Toute la beauté du monde

Par Josée Pilotte

Depuis une décennie, des magazines féminins jusqu’aux émissions d’Herby Moreau en direct des tapis rouges d’Hollywood, on s’est mis à nous rabâcher les oreilles avec la nouvelle Bonne Nouvelle: maintenant 40 ans est le nouveau 30 ans; 50, le nouveau 40, etc… Yééé! On a toutes rajeuni de 10 ans rien qu’en écoutant Entertainment Tonight.

Amen.

Et bien moi, je ne sais pas si c’est la quarantaine ou plutôt ma récente visite chez l’optométriste qui me fait (conce)voir la vie d’une autre façon… car sur un ton presque sarcastique, on m’a annoncé que, «dorénavant Josée, tu porteras des double-foyer». Moi?! Des double-foyer??!! Vous imaginez pas le choc que j’ai eu… M’en suis presque évanouie devant le rack à lunettes…
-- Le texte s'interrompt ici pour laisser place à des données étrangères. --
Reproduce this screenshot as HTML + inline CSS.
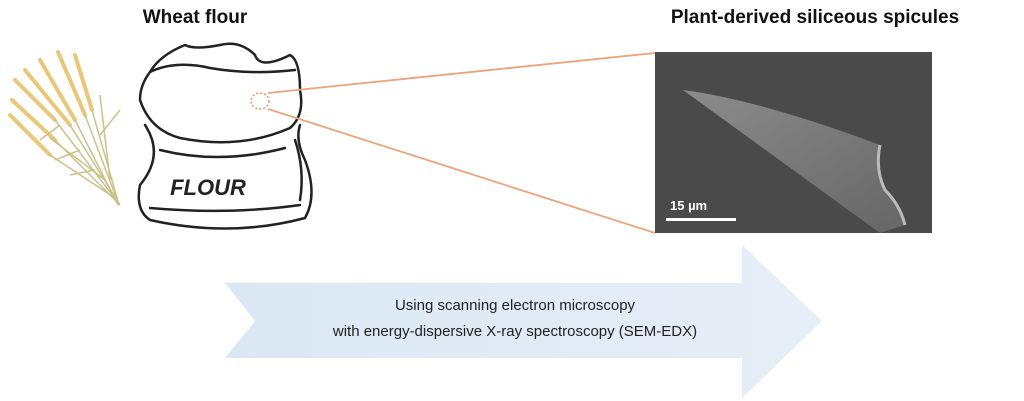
<!DOCTYPE html>
<html><head><style>
html,body{margin:0;padding:0;background:#fff;width:1024px;height:401px;overflow:hidden}
</style></head><body>
<svg width="1024" height="401" viewBox="0 0 1024 401" xmlns="http://www.w3.org/2000/svg">
<defs>
<linearGradient id="ar" x1="0" x2="1"><stop offset="0" stop-color="#dbe8f4"/><stop offset="1" stop-color="#e6eef7"/></linearGradient>
<linearGradient id="sp" x1="0" y1="0" x2="1" y2="1"><stop offset="0" stop-color="#8c8c8c"/><stop offset="1" stop-color="#666"/></linearGradient>
</defs>
<text x="195" y="23" font-family="Liberation Sans, sans-serif" font-weight="bold" font-size="19" text-anchor="middle" fill="#111">Wheat flour</text>
<text x="815" y="23" font-family="Liberation Sans, sans-serif" font-weight="bold" font-size="19" text-anchor="middle" fill="#111">Plant-derived siliceous spicules</text>
<!-- wheat -->
<g stroke="#e8c878" stroke-width="4" fill="none" stroke-linecap="round">
<path d="M15 80 L55 120"/><path d="M12 100 L55 140"/><path d="M25 70 L70 125"/><path d="M40 60 L75 120"/><path d="M58 52 L85 115"/><path d="M75 55 L92 110"/><path d="M10 115 L50 155"/>
</g>
<g stroke="#cbc28a" stroke-width="1.5" fill="none">
<path d="M55 120 L120 205"/><path d="M55 140 L120 205"/><path d="M70 125 L120 205"/><path d="M75 120 L118 205"/><path d="M85 115 L119 205"/><path d="M92 110 L119 205"/><path d="M50 155 L118 200"/><path d="M50 138 L105 180"/><path d="M100 95 L110 180"/><path d="M60 125 L40 140"/><path d="M80 150 L55 160"/><path d="M95 170 L70 175"/><path d="M100 135 L120 110"/>
</g>
<!-- sack -->
<g stroke="#222" stroke-width="2.5" fill="none" stroke-linejoin="round" stroke-linecap="round">
<path d="M150 72 Q140 85 140 100 Q150 130 180 138 Q240 150 290 128 Q305 115 300 90 Q300 60 290 55 Q260 70 255 55 Q240 40 220 45 Q195 50 185 45 Q160 55 150 72 Z"/>
<path d="M150 72 Q175 60 210 68 Q250 75 295 70"/>
<path d="M145 125 Q165 155 140 185 Q135 210 150 220 Q230 238 305 218 Q318 195 305 160 Q295 140 300 125"/>
<path d="M160 150 Q220 165 285 148"/>
<path d="M150 208 Q230 215 300 205"/>
<path d="M295 140 Q305 170 300 200"/>
</g>
<text x="208" y="195" font-family="Liberation Sans, sans-serif" font-weight="bold" font-style="italic" font-size="22" text-anchor="middle" fill="#222">FLOUR</text>
<!-- highlight -->
<ellipse cx="260" cy="101" rx="9" ry="8" fill="none" stroke="#e8915c" stroke-width="1.5" stroke-dasharray="2 2"/>
<line x1="268" y1="93" x2="655" y2="53" stroke="#eaa57c" stroke-width="1.8"/>
<line x1="268" y1="109" x2="655" y2="233" stroke="#eaa57c" stroke-width="1.8"/>
<!-- SEM -->
<rect x="655" y="52" width="277" height="181" fill="#4a4a4a"/>
<path d="M683 90 Q760 100 880 145 Q875 170 885 190 Q900 205 905 225 L880 233 Q800 175 683 90 Z" fill="url(#sp)"/>
<path d="M880 145 Q875 170 885 190 Q900 205 905 225" stroke="#bbb" stroke-width="3" fill="none"/>
<text x="670" y="210" font-family="Liberation Sans, sans-serif" font-weight="bold" font-size="13" fill="#fff">15 µm</text>
<rect x="666" y="218" width="70" height="3" fill="#fff"/>
<!-- arrow -->
<path d="M225 283 L742 283 L742 245 L822 321 L742 398 L742 358 L225 358 L255 321 Z" fill="url(#ar)"/>
<text x="515" y="310" font-family="Liberation Sans, sans-serif" font-size="15" text-anchor="middle" fill="#222">Using scanning electron microscopy</text>
<text x="515" y="336" font-family="Liberation Sans, sans-serif" font-size="15" text-anchor="middle" fill="#222">with energy-dispersive X-ray spectroscopy (SEM-EDX)</text>
</svg>
</body></html>
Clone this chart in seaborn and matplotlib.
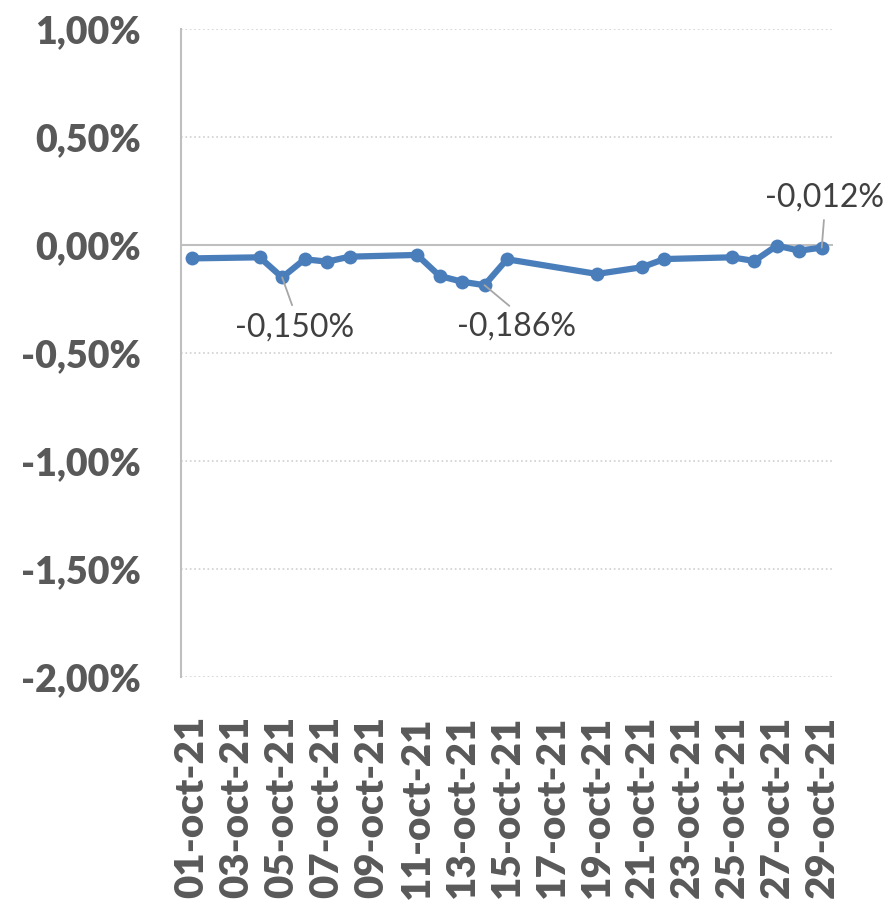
import pandas as pd
import numpy as np
import seaborn as sns
import matplotlib.pyplot as plt

# datos (variacion diaria, %)
dates = ["2021-10-01", "2021-10-04", "2021-10-05", "2021-10-06", "2021-10-07", "2021-10-08",
         "2021-10-11", "2021-10-12", "2021-10-13", "2021-10-14", "2021-10-15",
         "2021-10-19", "2021-10-21", "2021-10-22", "2021-10-25", "2021-10-26",
         "2021-10-27", "2021-10-28", "2021-10-29"]
values = [-0.062, -0.057, -0.150, -0.066, -0.077, -0.054,
          -0.046, -0.143, -0.170, -0.186, -0.066,
          -0.134, -0.103, -0.065, -0.057, -0.074,
          -0.003, -0.026, -0.012]

tick_dates = ["2021-10-%02d" % d for d in range(1, 30, 2)]
tick_labels = ["01-oct-21", "03-oct-21", "05-oct-21", "07-oct-21", "09-oct-21",
               "11-oct-21", "13-oct-21", "15-oct-21", "17-oct-21", "19-oct-21",
               "21-oct-21", "23-oct-21", "25-oct-21", "27-oct-21", "29-oct-21"]
y_ticks = [1.0, 0.5, 0.0, -0.5, -1.0, -1.5, -2.0]
y_labels = ["1,00%", "0,50%", "0,00%", "-0,50%", "-1,00%", "-1,50%", "-2,00%"]

# etiquetas de datos
ann_dates = ["2021-10-05", "2021-10-14", "2021-10-29"]
ann_texts = ["-0,150%", "-0,186%", "-0,012%"]

df = pd.DataFrame({"fecha": pd.to_datetime(dates), "var": values})

sns.set_theme(style="white")
plt.rcParams['font.family'] = ['Lato', 'DejaVu Sans']

fig = plt.figure(figsize=(8.89, 9.15), dpi=100)
ax = fig.add_axes([0.2036, 0.2601, 0.7334, 0.7082])

blue = "#4A7EBB"
sns.lineplot(data=df, x="fecha", y="var", ax=ax, color=blue, linewidth=4.5,
             marker="o", markersize=10, markeredgewidth=0, zorder=3)

ax.set_ylim(-2.0, 1.0)
ax.set_xlim(pd.Timestamp("2021-10-01") - pd.Timedelta(hours=12),
            pd.Timestamp("2021-10-29") + pd.Timedelta(hours=12))

ax.set_yticks(y_ticks)
ax.set_yticklabels(y_labels)
ax.set_xticks(pd.to_datetime(tick_dates))
ax.set_xticklabels(tick_labels, rotation=90)

gray = "#595959"
ax.tick_params(axis="y", length=0, pad=29, labelsize=27, labelcolor=gray)
ax.tick_params(axis="x", length=0, pad=28, labelsize=29, labelcolor=gray)
for lab in ax.get_xticklabels() + ax.get_yticklabels():
    lab.set_fontweight("heavy")

# rejilla punteada
for y in y_ticks:
    if y != 0:
        ax.axhline(y, color="#D0D0D0", linestyle=":", linewidth=1.2, zorder=1)
ax.axhline(0, color="#BFBFBF", linewidth=1.5, zorder=2)

for s in ["top", "right", "bottom"]:
    ax.spines[s].set_visible(False)
ax.spines["left"].set_color("#BFBFBF")
ax.spines["left"].set_linewidth(1.5)

ax.set_xlabel("")
ax.set_ylabel("")

offsets = [(9, -36), (23, -30), (2, 36)]
relpos = [(0.5, 1.0), (0.5, 1.0), (0.5, 0.0)]
for d, t, off, rp in zip(ann_dates, ann_texts, offsets, relpos):
    v = df.loc[df["fecha"] == pd.Timestamp(d), "var"].iloc[0]
    ax.annotate(t, xy=(pd.Timestamp(d), v), xytext=off, textcoords="offset points",
                ha="center", va="center", fontsize=23, color="#404040",
                arrowprops=dict(arrowstyle="-", color="#A6A6A6", lw=1.3,
                                relpos=rp, shrinkA=3, shrinkB=0),
                zorder=4)

fig.savefig("out.png", dpi=100)
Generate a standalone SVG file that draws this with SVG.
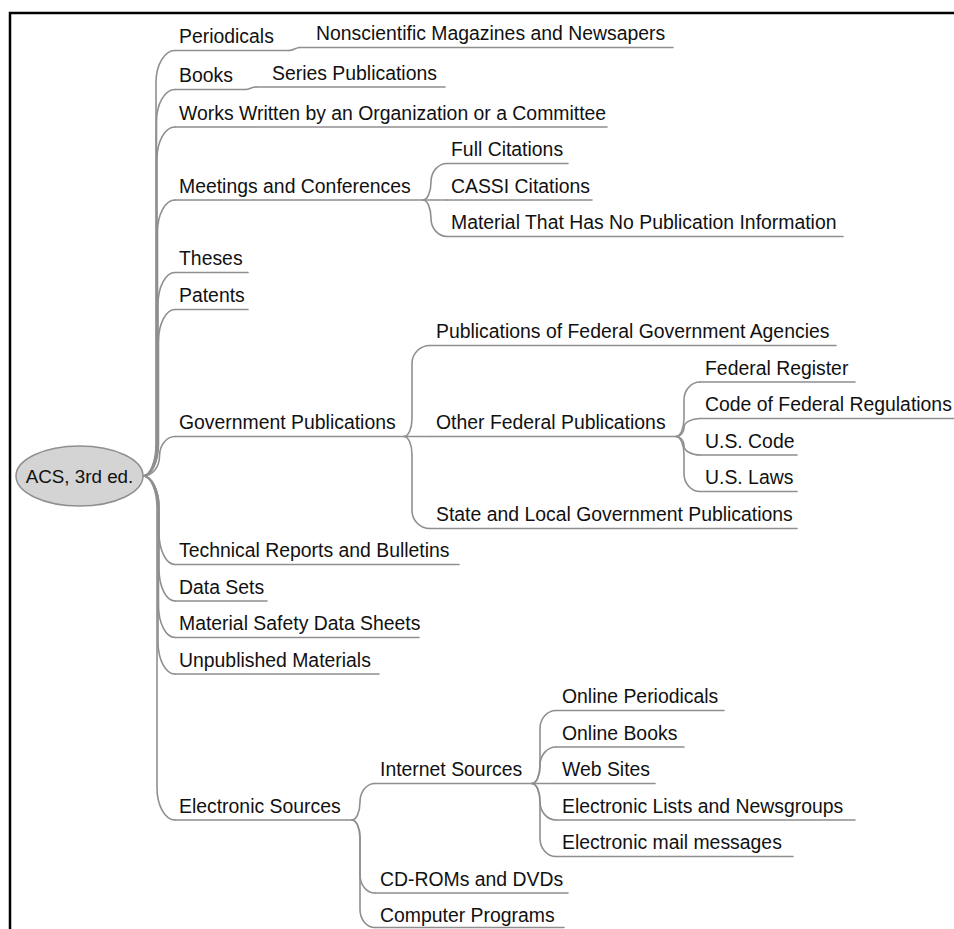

Or donc, je ne saurais jamais si c’est mes double-foyer qui me font pleurer ou bien la sagesse qui devrait venir avec qui me fait rire…

Mais.

Mais je me rappelle d’une phrase que mon beau-père Paul disait souvent, en essuyant une larme au coin de l’oeil: «Plus tu vieillis plus tu t’émerveilles et plus tu brailles devant de petits riens.» 

Me semble que je suis un peu jeune pour un retour à l’enfance – comme pour les double-foyer d’ailleurs –, ce temps où nous avions encore la capacité de transformer une flaque d’eau en océan, notre chien en cheval, une boîte de carton en château, nos parents en héros… Ce temps où nous avions encore le don de l’émerveillement.

Tenez, justement….

Récemment on a organisé une partie de hockey au p’tit lac, à quelques pas de chez moi. Fallait nous voir! Trois familles, toutes chargées comme des mulets, traversant les bois le coeur joyeux.

Comme dans l’temps, on a «pelleté le lac», on s’est fait un feu pour se réchauffer.

Comme dans le temps, on a chaussé nos patins le dos accoté au vieux sapin. Et puis, ben… ben on a JOUÉ.

Vous me direz c’est quoi le rapport entre le beau-père, les double-foyer, Herby Moreau, une boîte en carton et le p’tit lac, Jopi? Le rapport? Et bien je vais vous le dire drette-là: c’est que, quand je nous ai tous vus, jouant là sur le p’tit lac, au beau milieu de la forêt… Et ben, le rapport… c’est qu’il y a eu, là sur le p’tit lac, une p’tite larme… oui, une petite larme de joie qui est tombée. C’est pas mêlant, j’écris ça et j’ai l’impression d’avoir la nostalgie d’une ancêtre.

Pour moi, 40 ans c’est le nouveau 70!

Oui, mes 40 ans m’auront fait apprécier davantage la beauté, la Beauté de ce qui m’entoure. Ce n’est pas mêlant, ça fait 15 ans que j’habite Morin-Heights. Même maison, même chum, même job.

Et bizarrement, c’est aujourd’hui que je (re)découvre mon environnement. Ma forêt, que pendant des années je n’avais qu’à peine remarquée. Cette beauté, cette richesse étaient là, sous mes fenêtres, sous mes yeux, sans que je ne la remarque vraiment. Et là, j’y trippe comme une folle!

Au fond, si je résume les tranches de ma vie, elles se déclineraient ainsi:

20 ans: Insouciance.

30 ans: Performance.

40 ans: Tu brailles presque en humant la rosée du matin.

 Mon grand-papa a eu un gros 88 ans la semaine dernière. Je lui ai demandé justement à quel âge avait-il essuyé sa première p’tite larme sur toute la beauté du monde?…

«Et bien, ma petite fille, je te dirais… vite comme ça…

… C’est quand ma vue a commencé à baisser.»